**Supplied material:**
§
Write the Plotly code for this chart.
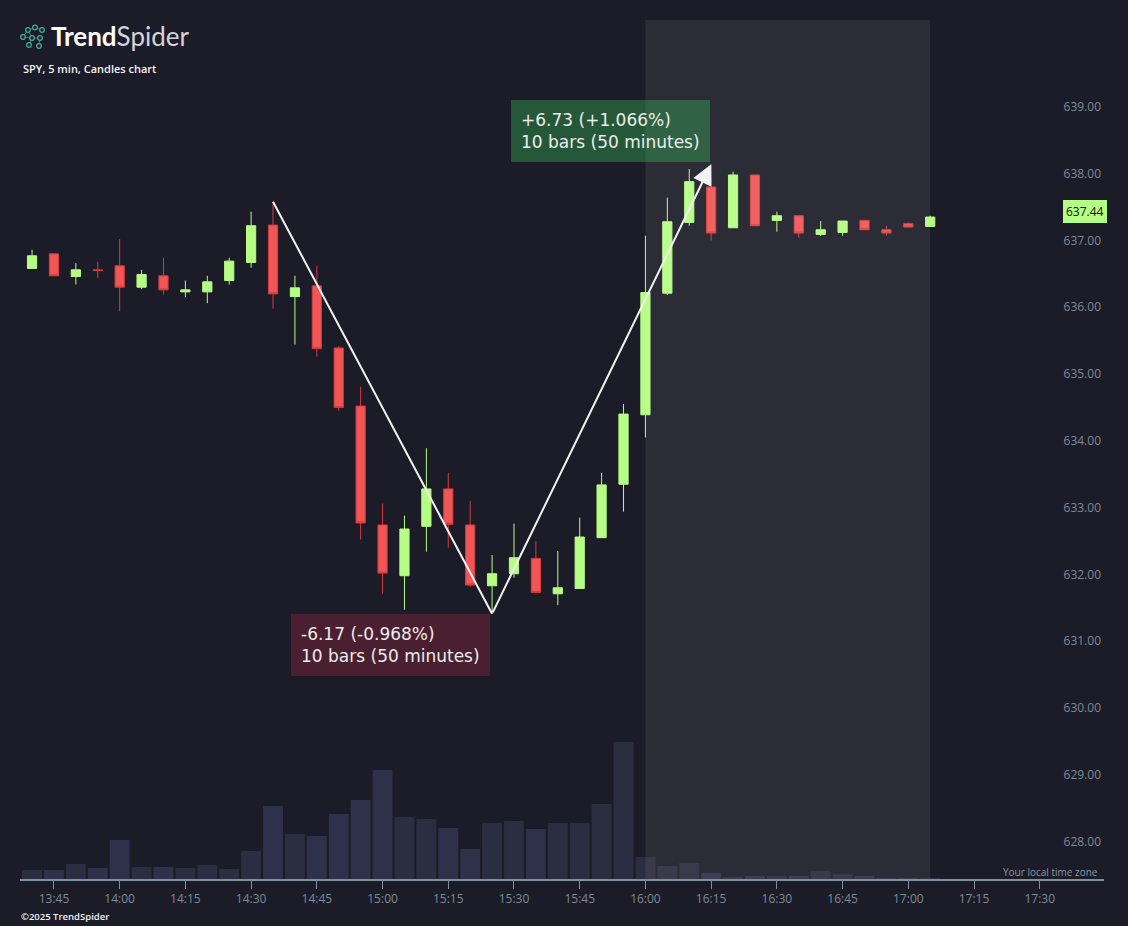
§
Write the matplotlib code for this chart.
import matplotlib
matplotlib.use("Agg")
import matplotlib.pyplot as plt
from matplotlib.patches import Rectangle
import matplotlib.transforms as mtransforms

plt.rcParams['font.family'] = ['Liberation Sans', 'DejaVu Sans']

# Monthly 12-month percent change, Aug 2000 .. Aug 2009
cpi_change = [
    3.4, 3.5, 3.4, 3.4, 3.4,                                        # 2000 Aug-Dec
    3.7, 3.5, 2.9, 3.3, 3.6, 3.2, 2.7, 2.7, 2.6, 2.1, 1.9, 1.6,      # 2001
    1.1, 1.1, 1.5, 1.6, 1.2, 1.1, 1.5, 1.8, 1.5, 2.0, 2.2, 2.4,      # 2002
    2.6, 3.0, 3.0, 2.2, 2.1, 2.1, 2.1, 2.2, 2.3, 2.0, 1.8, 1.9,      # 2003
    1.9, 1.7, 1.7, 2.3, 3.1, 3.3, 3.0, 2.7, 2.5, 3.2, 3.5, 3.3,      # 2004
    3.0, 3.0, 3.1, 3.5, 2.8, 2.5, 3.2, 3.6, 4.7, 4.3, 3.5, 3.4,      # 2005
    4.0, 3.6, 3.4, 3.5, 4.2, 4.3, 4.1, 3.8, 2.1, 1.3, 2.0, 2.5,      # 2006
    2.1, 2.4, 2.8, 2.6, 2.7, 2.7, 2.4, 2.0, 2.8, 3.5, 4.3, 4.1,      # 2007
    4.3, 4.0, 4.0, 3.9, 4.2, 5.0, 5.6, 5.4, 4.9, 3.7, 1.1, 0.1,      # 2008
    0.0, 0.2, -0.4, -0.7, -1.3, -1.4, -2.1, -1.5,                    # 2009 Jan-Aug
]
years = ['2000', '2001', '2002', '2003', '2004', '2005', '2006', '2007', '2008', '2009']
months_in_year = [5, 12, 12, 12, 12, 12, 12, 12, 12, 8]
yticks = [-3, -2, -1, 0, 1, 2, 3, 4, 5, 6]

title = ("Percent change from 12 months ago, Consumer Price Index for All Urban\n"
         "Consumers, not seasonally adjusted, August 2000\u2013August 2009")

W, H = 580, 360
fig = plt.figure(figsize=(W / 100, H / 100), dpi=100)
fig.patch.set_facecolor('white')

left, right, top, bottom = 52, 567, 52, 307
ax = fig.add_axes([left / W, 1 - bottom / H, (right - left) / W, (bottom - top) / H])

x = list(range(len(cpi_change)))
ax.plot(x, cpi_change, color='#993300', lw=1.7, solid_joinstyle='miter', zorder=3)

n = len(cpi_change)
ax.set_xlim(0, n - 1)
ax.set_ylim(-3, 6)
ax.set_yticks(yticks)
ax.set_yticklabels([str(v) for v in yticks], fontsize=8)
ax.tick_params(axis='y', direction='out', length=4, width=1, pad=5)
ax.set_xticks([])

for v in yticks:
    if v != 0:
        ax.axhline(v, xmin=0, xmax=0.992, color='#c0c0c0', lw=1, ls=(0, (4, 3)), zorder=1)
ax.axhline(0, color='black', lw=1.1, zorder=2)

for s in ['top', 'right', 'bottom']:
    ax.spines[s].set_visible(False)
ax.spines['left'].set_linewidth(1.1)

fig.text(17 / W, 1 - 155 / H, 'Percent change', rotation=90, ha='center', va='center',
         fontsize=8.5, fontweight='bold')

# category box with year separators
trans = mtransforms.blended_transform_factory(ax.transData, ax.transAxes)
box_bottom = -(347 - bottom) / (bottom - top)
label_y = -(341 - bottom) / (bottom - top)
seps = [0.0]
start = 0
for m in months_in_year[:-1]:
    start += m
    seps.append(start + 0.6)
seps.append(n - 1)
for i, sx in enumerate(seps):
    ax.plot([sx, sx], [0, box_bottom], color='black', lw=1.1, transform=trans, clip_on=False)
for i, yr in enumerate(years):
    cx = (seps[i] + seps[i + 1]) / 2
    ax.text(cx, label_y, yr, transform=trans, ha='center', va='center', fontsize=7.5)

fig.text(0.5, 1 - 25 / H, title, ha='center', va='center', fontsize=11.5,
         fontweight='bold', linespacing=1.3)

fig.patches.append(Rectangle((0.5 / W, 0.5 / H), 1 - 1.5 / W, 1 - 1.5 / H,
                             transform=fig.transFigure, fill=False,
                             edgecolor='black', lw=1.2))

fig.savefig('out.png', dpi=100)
§
**The request:**
Output, from the data above, the lines from the line with "Write the matplotlib code for this chart." to the line with "ax = fig.add_axes([left" exactly as they stand, both ends included and nothing else.

**Answer below:**
Write the matplotlib code for this chart.
import matplotlib
matplotlib.use("Agg")
import matplotlib.pyplot as plt
from matplotlib.patches import Rectangle
import matplotlib.transforms as mtransforms

plt.rcParams['font.family'] = ['Liberation Sans', 'DejaVu Sans']

# Monthly 12-month percent change, Aug 2000 .. Aug 2009
cpi_change = [
    3.4, 3.5, 3.4, 3.4, 3.4,                                        # 2000 Aug-Dec
    3.7, 3.5, 2.9, 3.3, 3.6, 3.2, 2.7, 2.7, 2.6, 2.1, 1.9, 1.6,      # 2001
    1.1, 1.1, 1.5, 1.6, 1.2, 1.1, 1.5, 1.8, 1.5, 2.0, 2.2, 2.4,      # 2002
    2.6, 3.0, 3.0, 2.2, 2.1, 2.1, 2.1, 2.2, 2.3, 2.0, 1.8, 1.9,      # 2003
    1.9, 1.7, 1.7, 2.3, 3.1, 3.3, 3.0, 2.7, 2.5, 3.2, 3.5, 3.3,      # 2004
    3.0, 3.0, 3.1, 3.5, 2.8, 2.5, 3.2, 3.6, 4.7, 4.3, 3.5, 3.4,      # 2005
    4.0, 3.6, 3.4, 3.5, 4.2, 4.3, 4.1, 3.8, 2.1, 1.3, 2.0, 2.5,      # 2006
    2.1, 2.4, 2.8, 2.6, 2.7, 2.7, 2.4, 2.0, 2.8, 3.5, 4.3, 4.1,      # 2007
    4.3, 4.0, 4.0, 3.9, 4.2, 5.0, 5.6, 5.4, 4.9, 3.7, 1.1, 0.1,      # 2008
    0.0, 0.2, -0.4, -0.7, -1.3, -1.4, -2.1, -1.5,                    # 2009 Jan-Aug
]
years = ['2000', '2001', '2002', '2003', '2004', '2005', '2006', '2007', '2008', '2009']
months_in_year = [5, 12, 12, 12, 12, 12, 12, 12, 12, 8]
yticks = [-3, -2, -1, 0, 1, 2, 3, 4, 5, 6]

title = ("Percent change from 12 months ago, Consumer Price Index for All Urban\n"
         "Consumers, not seasonally adjusted, August 2000\u2013August 2009")

W, H = 580, 360
fig = plt.figure(figsize=(W / 100, H / 100), dpi=100)
fig.patch.set_facecolor('white')

left, right, top, bottom = 52, 567, 52, 307
ax = fig.add_axes([left / W, 1 - bottom / H, (right - left) / W, (bottom - top) / H])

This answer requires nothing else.